Influential organisation that has pushed government towards recent net zero commitments is in the process of looking at industry efforts to explore viable low carbon gas heating
A prototype boiler designed to run on 100 per cent hydrogen is among the innovative technologies viewed by the Committee on Climate Change (CCC) in the push to decarbonise heat.
CCC chief executive Chris Stark was shown an appliance that can run entirely on the gas as part of efforts by a number of manufacturers to look at appliances designed specifically for fuels that can curb carbon emissions.
Manufacturer Worcester Bosch has claimed the prototype, shown to Mr Stark during a recent tour of the company’s headquarters, is the first fully-functional device of its kind with regards to hydrogen heat.
The company is among a number of heating specialists and organisations exploring how hydrogen may facilitate lower carbon heating functions in a way that is both safe and sustainable.
The site visit occurred ahead of the announcement this month that government would be committing to recommendations by the CCC for the UK to adopt stricter emissions targets that seek to completely eliminate carbon output by 2050. The previous target had been for the UK to curb emissions by 80 per cent of 1990 levels over the same period.
Martyn Bridges, director of technical communication and product management with Worcester Bosch, welcomed efforts by the CCC to meet with manufacturers to discuss decarbonisation work.
Mr Bridges added that upcoming trials at Keele University to introduce natural hydrogen into its existing gas network and the government’s recent net zero commitments highlighted the need for viable alternative energy for heating and hot water.
He said, “Now there is a confirmed commitment on net zero, it is the responsibility of all of us in the heating sector to contribute fully. We believe hydrogen has a major part to play so we are happy to have been able to show Chris what our research and development has produced.”
“With the Keele University trials due in a couple of months, the recent Drax coalition on a Humber-based hydrogen facility and our prototype boiler, we believe hydrogen is definitely the way forward when it comes to tackling decarbonisation of heating and hot water.”
The UK government said earlier this year that heating appliances designed for fossil fuels will not be viable for use in new homes constructed from 2025 onwards. This will preclude the use of all existing boiler technologies in new build properties.
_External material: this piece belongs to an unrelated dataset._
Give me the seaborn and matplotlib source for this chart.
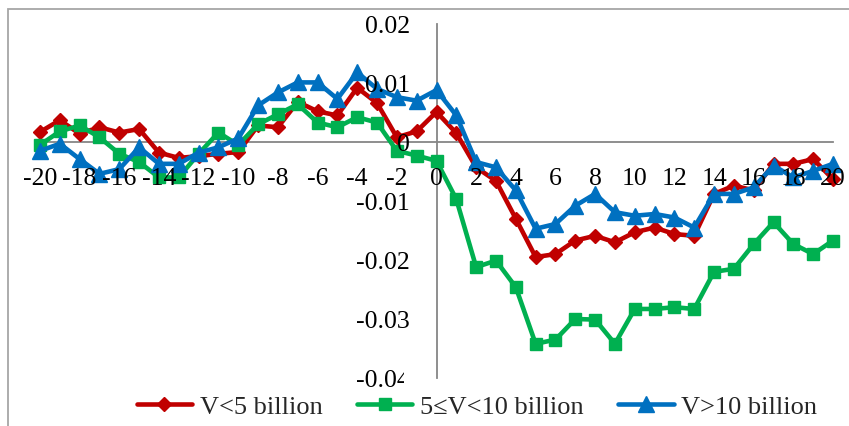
import matplotlib
matplotlib.use("Agg")
import matplotlib.pyplot as plt
from matplotlib.patches import Rectangle
from matplotlib.transforms import Bbox, TransformedBbox
import numpy as np
import pandas as pd
import seaborn as sns

# Event window (days relative to the event)
days = list(range(-20, 21))

# Cumulative abnormal returns by size group
small_cap = [0.0017, 0.0037, 0.0014, 0.0025, 0.0016, 0.0022, -0.0018, -0.0027, -0.0024, -0.0020,
             -0.0017, 0.0028, 0.0025, 0.0068, 0.0052, 0.0045, 0.0092, 0.0066, 0.0008, 0.0018,
             0.0051, 0.0015, -0.0043, -0.0066, -0.0130, -0.0195, -0.0190, -0.0167, -0.0159, -0.0170,
             -0.0153, -0.0145, -0.0156, -0.0159, -0.0088, -0.0074, -0.0082, -0.0037, -0.0037, -0.0029,
             -0.0063]
mid_cap = [-0.0005, 0.0018, 0.0028, 0.0008, -0.0020, -0.0034, -0.0060, -0.0060, -0.0020, 0.0016,
           -0.0005, 0.0030, 0.0047, 0.0064, 0.0033, 0.0025, 0.0042, 0.0033, -0.0015, -0.0023,
           -0.0032, -0.0097, -0.0212, -0.0201, -0.0246, -0.0342, -0.0335, -0.0300, -0.0301, -0.0342,
           -0.0283, -0.0283, -0.0280, -0.0283, -0.0220, -0.0215, -0.0173, -0.0136, -0.0173, -0.0190,
           -0.0167]
large_cap = [-0.0015, -0.0003, -0.0029, -0.0054, -0.0046, -0.0009, -0.0037, -0.0037, -0.0018, -0.0009,
             0.0006, 0.0062, 0.0084, 0.0101, 0.0101, 0.0073, 0.0118, 0.0090, 0.0076, 0.0070,
             0.0088, 0.0045, -0.0034, -0.0043, -0.0082, -0.0147, -0.0139, -0.0108, -0.0088, -0.0119,
             -0.0125, -0.0122, -0.0128, -0.0145, -0.0088, -0.0088, -0.0077, -0.0040, -0.0060, -0.0049,
             -0.0037]

series_names = ["V<5 billion", "5\u2264V<10 billion", "V>10 billion"]
series_colors = ["#C00000", "#00B050", "#0070C0"]
series_markers = ["D", "s", "^"]
series_msizes = [7.5, 8.5, 11]

x_ticks = list(range(-20, 21, 2))
y_ticks = [-0.04, -0.03, -0.02, -0.01, 0, 0.01, 0.02]
y_tick_labels = ["-0.04", "-0.03", "-0.02", "-0.01", "0", "0.01", "0.02"]

df = pd.DataFrame({
    "day": days * 3,
    "car": small_cap + mid_cap + large_cap,
    "group": [series_names[0]] * len(days) + [series_names[1]] * len(days) + [series_names[2]] * len(days),
})

sns.set_style("white")
plt.rcParams["font.family"] = ["Liberation Serif", "DejaVu Serif"]
plt.rcParams["axes.unicode_minus"] = False

W, H = 849, 427
fig = plt.figure(figsize=(W / 100, H / 100), dpi=100)
ax = fig.add_axes([40 / W, 1 - 379 / H, (833 - 40) / W, (379 - 25) / H])
ax.set_facecolor("none")

for name, color, marker, ms in zip(series_names, series_colors, series_markers, series_msizes):
    sub = df[df["group"] == name]
    sns.lineplot(data=sub, x="day", y="car", ax=ax, color=color, marker=marker,
                 markersize=ms, markeredgecolor=color, markeredgewidth=1,
                 linewidth=3.3, label=name, clip_on=False, errorbar=None)

ax.set_xlim(-20, 20)
ax.set_ylim(-0.04, 0.02)
ax.set_xlabel("")
ax.set_ylabel("")
# tick labels sit on top of the series
ax.set_axisbelow(False)

axis_gray = "#868686"
for side in ["top", "right"]:
    ax.spines[side].set_visible(False)
ax.spines["left"].set_position(("data", 0))
ax.spines["bottom"].set_position(("data", 0))
for side in ["left", "bottom"]:
    ax.spines[side].set_color(axis_gray)
    ax.spines[side].set_linewidth(1.3)
    ax.spines[side].set_zorder(1)

ax.set_xticks(x_ticks)
ax.set_xticklabels([str(t) for t in x_ticks])
ax.set_yticks(y_ticks)
ax.set_yticklabels(y_tick_labels)
ax.tick_params(axis="x", direction="out", length=7, width=1.3, color=axis_gray,
               pad=11, labelsize=18.5, labelcolor="black")
ax.tick_params(axis="y", direction="out", length=7, width=1.3, color=axis_gray,
               pad=12, labelsize=18.5, labelcolor="black")

# bottom y label is partly cut off at its right edge
lowest = ax.yaxis.get_major_ticks()[0].label1
lowest.set_clip_on(True)
lowest.set_clip_box(TransformedBbox(Bbox([[0, 0], [404 / W, 1]]), fig.transFigure))

ax.get_legend().remove()
handles, labels = ax.get_legend_handles_labels()
leg = fig.legend(handles, labels, loc="center", bbox_to_anchor=(477 / W, 1 - 407 / H),
                 ncol=3, frameon=True, fontsize=19, handlelength=2.1, handletextpad=0.3,
                 columnspacing=1.3, borderpad=0.2)
leg.get_frame().set_facecolor("white")
leg.get_frame().set_edgecolor("none")

# chart border
fig.add_artist(Rectangle((8 / W, -0.2), 1.5, 0.2 + 1 - 10 / H, transform=fig.transFigure,
                         fill=False, edgecolor="#A6A6A6", linewidth=1.3))

fig.savefig("out.png", dpi=100)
No clear direction on the role for a greener gas grid to support heat has been formally set out by Whitehall at present.
Mike Foster, chief executive of the Energy and Utilities Alliance (EUA) trade association, has responded that gas boilers should not be dropped from heating policy, despite a need to phase out the use of methane and its impacts on carbon emissions.
He said, “Using low or zero carbon gas in our homes will keep them warm and keep bills down, as well as saving the planet.”
Environmental groups have argued that the promotion of hydrogen as an out and out replacement for natural gas heating was not necessarily a fully viable carbon neutral solution due to current production and scale challenges. A process such as Steam Methane Reforming as a means to produce hydrogen requires natural gas.
Environmental NGO Friends of the Earth said that it was vital to switch to renewable methods of heating homes in the next twenty years in a way that didn’t seemingly punish consumers and industry.
Friends of the Earth head of science Mike Childs said, “In order to deal with the climate crisis, we need to move away from using gas to heat our homes. But we can do that with home-grown renewable energy, and hydrogen made from water using renewable energy.”
“The UK has such plentiful renewable energy resources we could become an energy exporting country again, with all the jobs that promises. By doing this over the next 20 years, we can create a smooth transition.”